Face à l’ANL, il existe aussi l’armée libyenne officielle, considérée comme l’armée de l’ex-président Mouammar Kadhafi. Elle est aujourd’hui non seulement affaiblie, mais également marginalisée. Elle comprendrait à peu près 130 000 soldats et officiers, chiffre aussi non affirmé, mais le plus important est qu’ils n’ont aujourd’hui aucun rôle officiel. Et une grande partie des casernes et des armes ont été récupérées par diverses milices au fil des années.

Pour nombre d’observateurs, une armée nationale officielle forte et bien gérée représente la seule solution au problème des milices innombrables auquel fait face le pays aujourd’hui, morcelé entre diverses tendances. L’intégration des milices au sein de l’armée officielle est un problème régulièrement mis en avant par les diverses instances gouvernementales depuis le début du processus de transition fin 2011. « Si les généraux de cette armée acceptent de s’unifier avec leur rival Haftar et son armée, cela donnera lieu à une forte puissance militaire. Il est erroné de négliger la présence de l’armée officielle et la neutraliser », explique Dr Mona Solimane, professeure de sciences politiques à l’Université du Caire.

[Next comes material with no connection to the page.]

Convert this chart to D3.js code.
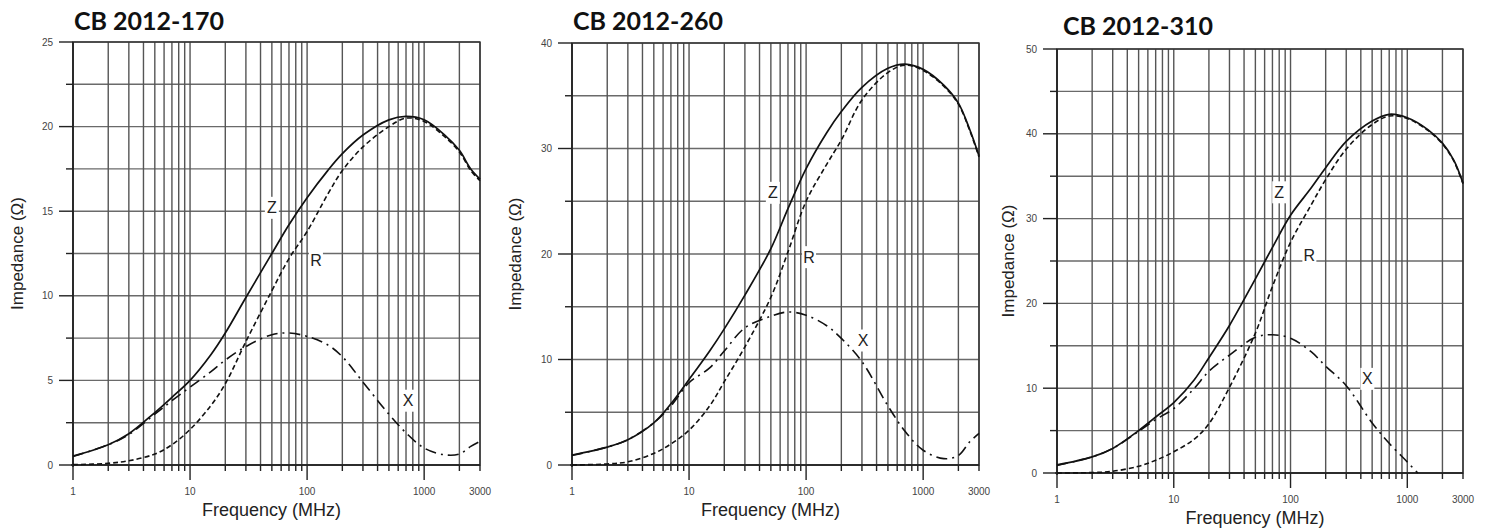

Mais ce n’est pas tout. Une autre force est apparue. Connue par Radaa, Forces de Dissuasion Spéciale (FDS), elle est dirigée par Abdel-Raouf Kara. Elle est de tendance salafiste et est composée de quelque 1 500 hommes, majoritairement d’anciens officiers de police pré-2011. Elle est soumise aux ordres du ministère de l’Intérieur et combat Daech et d’autres groupes extré­mistes. Principalement basés à Tripoli, il arrive aux FDS d’opérer à l’extérieur de la capitale libyenne, dans les grandes villes comme Benghazi, Sabratha, Syrte, Derna, etc. Mais la tendance salafiste de Radaa pose problème : le groupe est régulièrement accusé de vouloir imposer la charia.